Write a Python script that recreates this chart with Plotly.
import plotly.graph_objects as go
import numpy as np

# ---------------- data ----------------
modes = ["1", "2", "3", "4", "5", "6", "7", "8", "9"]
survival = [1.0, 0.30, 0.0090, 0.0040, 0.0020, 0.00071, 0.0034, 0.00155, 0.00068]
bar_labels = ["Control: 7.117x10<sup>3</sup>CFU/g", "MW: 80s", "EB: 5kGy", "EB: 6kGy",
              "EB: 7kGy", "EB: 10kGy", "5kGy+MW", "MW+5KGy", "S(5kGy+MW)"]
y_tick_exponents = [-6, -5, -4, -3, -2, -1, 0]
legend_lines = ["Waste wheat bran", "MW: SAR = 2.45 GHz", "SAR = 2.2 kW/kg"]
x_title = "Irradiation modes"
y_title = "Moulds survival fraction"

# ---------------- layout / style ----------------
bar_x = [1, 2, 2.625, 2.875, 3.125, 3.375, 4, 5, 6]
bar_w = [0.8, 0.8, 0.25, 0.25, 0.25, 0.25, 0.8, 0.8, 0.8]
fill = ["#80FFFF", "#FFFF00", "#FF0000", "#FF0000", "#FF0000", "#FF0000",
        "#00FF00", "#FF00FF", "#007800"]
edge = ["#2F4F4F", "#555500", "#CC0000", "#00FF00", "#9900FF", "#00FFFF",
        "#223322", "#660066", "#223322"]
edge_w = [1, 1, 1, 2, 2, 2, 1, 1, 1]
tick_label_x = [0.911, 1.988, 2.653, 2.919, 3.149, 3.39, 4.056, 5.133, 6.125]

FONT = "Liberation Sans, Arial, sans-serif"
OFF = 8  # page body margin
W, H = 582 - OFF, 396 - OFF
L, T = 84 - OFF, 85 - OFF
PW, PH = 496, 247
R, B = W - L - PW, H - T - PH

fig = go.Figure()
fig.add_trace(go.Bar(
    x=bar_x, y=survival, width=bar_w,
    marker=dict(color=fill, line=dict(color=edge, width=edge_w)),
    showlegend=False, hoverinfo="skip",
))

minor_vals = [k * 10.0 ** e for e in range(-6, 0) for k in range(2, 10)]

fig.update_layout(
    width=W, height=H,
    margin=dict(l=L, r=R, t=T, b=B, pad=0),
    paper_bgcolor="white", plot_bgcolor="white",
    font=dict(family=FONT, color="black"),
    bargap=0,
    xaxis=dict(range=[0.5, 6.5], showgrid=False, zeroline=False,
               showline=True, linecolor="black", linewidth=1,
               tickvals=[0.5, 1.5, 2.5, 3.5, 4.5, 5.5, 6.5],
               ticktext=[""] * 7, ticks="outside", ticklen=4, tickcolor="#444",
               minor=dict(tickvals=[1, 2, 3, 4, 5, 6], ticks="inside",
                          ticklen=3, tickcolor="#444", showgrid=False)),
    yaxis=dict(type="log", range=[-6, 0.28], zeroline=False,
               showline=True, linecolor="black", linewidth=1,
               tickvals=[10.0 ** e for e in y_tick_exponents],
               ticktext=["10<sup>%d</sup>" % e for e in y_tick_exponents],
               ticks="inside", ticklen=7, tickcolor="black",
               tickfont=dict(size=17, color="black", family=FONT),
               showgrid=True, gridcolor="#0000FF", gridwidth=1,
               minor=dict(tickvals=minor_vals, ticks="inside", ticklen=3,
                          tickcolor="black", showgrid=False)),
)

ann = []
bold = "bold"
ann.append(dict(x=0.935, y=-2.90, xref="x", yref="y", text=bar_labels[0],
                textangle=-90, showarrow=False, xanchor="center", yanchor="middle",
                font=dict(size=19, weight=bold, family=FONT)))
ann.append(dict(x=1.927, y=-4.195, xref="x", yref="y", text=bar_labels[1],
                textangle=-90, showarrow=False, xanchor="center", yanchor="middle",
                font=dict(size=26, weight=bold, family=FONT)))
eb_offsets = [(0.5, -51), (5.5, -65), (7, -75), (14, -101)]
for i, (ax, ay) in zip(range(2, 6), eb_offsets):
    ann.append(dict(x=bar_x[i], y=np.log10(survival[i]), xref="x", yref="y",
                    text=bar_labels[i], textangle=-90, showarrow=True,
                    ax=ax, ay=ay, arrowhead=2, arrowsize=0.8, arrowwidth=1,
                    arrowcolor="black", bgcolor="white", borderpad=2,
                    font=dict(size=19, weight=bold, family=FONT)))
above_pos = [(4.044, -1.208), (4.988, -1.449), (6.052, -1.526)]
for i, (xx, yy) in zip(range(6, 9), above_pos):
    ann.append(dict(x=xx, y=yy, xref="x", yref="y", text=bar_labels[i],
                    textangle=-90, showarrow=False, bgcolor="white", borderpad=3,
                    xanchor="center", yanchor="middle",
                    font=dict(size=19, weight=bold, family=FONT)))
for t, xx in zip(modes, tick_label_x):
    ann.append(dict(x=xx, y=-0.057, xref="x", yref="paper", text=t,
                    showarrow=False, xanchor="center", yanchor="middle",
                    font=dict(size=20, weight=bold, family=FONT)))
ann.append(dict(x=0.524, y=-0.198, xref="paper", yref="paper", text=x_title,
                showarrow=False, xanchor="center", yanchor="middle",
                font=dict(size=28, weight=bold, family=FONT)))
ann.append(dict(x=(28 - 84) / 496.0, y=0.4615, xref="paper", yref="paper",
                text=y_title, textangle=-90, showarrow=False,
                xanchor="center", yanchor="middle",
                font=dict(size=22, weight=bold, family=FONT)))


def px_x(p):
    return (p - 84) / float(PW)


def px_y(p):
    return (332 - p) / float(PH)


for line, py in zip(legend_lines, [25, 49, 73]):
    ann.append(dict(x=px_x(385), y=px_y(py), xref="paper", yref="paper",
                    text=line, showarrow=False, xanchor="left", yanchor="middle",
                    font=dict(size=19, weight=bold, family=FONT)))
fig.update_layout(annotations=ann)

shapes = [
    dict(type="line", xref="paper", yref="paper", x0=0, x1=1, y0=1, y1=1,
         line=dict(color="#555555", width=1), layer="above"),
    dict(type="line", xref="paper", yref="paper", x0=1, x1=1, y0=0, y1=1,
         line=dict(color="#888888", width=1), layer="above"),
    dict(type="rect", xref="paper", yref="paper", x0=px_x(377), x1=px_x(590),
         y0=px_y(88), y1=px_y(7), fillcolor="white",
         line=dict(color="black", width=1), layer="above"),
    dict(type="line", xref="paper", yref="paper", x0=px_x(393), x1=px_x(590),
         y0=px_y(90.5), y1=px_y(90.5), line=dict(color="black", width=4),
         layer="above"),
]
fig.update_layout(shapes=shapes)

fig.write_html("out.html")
_ _ _ _
Objective: Without changing anything, quote the lines from the top of the data to the line that contains "import numpy as np", including that line.

Solution to this task:
Write a Python script that recreates this chart with Plotly.
import plotly.graph_objects as go
import numpy as np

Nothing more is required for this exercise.